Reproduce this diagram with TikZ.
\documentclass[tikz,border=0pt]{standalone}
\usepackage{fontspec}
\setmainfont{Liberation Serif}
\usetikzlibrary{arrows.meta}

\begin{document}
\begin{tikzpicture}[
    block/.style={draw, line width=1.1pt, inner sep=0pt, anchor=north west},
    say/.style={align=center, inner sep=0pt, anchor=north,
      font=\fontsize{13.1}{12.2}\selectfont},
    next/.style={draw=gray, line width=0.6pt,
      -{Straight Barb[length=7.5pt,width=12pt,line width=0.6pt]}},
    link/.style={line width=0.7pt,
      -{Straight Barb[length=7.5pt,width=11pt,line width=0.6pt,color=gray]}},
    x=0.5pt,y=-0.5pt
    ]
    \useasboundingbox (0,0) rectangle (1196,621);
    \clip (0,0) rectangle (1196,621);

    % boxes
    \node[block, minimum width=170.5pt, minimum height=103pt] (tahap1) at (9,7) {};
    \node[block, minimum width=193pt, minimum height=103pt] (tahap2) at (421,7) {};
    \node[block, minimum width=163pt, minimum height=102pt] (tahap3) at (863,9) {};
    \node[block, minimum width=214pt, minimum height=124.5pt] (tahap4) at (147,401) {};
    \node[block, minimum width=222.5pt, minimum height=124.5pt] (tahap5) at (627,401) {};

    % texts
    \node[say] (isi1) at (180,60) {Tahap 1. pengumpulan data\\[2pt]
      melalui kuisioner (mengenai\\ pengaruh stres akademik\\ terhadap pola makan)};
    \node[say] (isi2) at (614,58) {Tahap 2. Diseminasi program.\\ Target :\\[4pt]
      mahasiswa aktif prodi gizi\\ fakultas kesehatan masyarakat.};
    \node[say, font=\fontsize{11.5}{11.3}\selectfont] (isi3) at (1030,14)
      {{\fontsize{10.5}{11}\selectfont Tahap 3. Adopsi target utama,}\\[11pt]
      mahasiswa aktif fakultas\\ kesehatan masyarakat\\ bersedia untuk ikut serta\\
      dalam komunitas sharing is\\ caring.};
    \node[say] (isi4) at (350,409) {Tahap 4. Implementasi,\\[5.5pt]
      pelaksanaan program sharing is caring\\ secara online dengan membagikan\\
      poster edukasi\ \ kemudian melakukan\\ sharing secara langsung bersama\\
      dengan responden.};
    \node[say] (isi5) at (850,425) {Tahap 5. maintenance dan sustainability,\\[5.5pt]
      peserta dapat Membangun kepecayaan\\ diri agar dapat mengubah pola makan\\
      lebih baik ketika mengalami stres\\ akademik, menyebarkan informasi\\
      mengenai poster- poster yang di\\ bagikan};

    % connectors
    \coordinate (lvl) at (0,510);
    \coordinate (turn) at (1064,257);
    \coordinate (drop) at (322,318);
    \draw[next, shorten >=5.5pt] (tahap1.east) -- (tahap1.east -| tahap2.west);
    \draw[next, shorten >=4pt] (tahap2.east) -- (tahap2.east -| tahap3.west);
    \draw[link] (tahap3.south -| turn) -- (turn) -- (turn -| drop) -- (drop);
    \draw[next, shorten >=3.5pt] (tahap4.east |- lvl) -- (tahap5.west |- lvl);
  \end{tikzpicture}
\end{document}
------
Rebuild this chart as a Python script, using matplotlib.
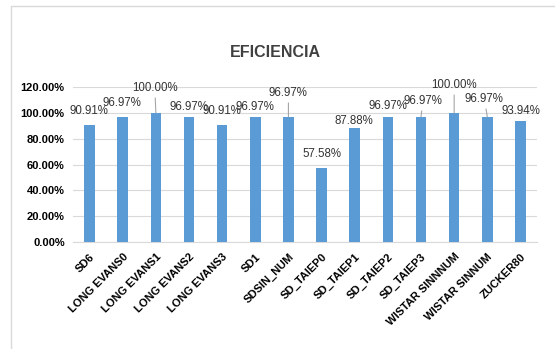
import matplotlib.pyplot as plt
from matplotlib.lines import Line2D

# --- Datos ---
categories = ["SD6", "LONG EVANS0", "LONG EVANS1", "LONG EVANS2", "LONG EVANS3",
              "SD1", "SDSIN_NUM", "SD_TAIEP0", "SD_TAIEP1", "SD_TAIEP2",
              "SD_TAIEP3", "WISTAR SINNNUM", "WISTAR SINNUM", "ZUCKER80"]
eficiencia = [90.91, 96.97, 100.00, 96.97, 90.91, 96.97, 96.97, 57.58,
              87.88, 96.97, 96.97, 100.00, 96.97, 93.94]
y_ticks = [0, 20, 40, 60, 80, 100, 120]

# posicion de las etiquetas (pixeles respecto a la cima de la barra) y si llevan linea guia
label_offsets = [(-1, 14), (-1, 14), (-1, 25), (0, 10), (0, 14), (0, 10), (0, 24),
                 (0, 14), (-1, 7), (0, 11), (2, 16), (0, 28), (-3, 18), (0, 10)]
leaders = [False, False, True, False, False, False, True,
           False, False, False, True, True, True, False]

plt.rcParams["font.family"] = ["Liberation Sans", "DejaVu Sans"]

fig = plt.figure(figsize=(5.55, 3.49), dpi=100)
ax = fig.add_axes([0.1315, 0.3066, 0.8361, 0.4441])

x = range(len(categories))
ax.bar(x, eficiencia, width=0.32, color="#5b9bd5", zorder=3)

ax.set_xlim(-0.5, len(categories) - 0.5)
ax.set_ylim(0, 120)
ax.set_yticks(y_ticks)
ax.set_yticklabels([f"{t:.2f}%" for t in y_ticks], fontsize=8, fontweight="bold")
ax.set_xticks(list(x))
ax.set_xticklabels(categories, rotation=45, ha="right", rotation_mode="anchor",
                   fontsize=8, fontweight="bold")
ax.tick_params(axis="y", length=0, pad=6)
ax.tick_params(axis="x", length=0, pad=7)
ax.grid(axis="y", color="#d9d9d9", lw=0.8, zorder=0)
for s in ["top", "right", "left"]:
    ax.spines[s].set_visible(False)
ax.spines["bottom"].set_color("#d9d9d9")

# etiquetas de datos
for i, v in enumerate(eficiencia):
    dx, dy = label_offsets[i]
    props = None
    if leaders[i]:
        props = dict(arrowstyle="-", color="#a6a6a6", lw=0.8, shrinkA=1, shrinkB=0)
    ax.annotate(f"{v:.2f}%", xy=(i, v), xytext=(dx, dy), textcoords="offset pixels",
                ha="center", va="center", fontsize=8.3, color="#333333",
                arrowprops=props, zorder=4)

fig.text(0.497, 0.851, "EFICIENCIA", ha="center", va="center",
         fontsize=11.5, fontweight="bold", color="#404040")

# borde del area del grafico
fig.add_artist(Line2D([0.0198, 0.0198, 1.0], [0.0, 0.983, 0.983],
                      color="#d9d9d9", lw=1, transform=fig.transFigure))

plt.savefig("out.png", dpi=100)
------
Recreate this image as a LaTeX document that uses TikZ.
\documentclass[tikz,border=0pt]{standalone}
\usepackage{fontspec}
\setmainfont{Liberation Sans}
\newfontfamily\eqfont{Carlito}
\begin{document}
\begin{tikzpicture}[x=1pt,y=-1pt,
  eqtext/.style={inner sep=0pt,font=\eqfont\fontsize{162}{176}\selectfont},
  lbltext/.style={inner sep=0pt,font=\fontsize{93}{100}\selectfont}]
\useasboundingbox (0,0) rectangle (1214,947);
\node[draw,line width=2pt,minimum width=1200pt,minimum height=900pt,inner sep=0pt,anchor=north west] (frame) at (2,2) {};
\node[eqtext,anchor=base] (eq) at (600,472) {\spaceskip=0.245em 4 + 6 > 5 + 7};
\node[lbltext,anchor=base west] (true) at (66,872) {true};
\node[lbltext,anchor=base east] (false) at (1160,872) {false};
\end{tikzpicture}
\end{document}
------
## What is needed
Nothing but the lines from the one containing "Rebuild this chart" through the one containing "from matplotlib.lines import Line2D" should be echoed, each exactly as it stands; pictures are excluded.

## Correct response
Rebuild this chart as a Python script, using matplotlib.
import matplotlib.pyplot as plt
from matplotlib.lines import Line2D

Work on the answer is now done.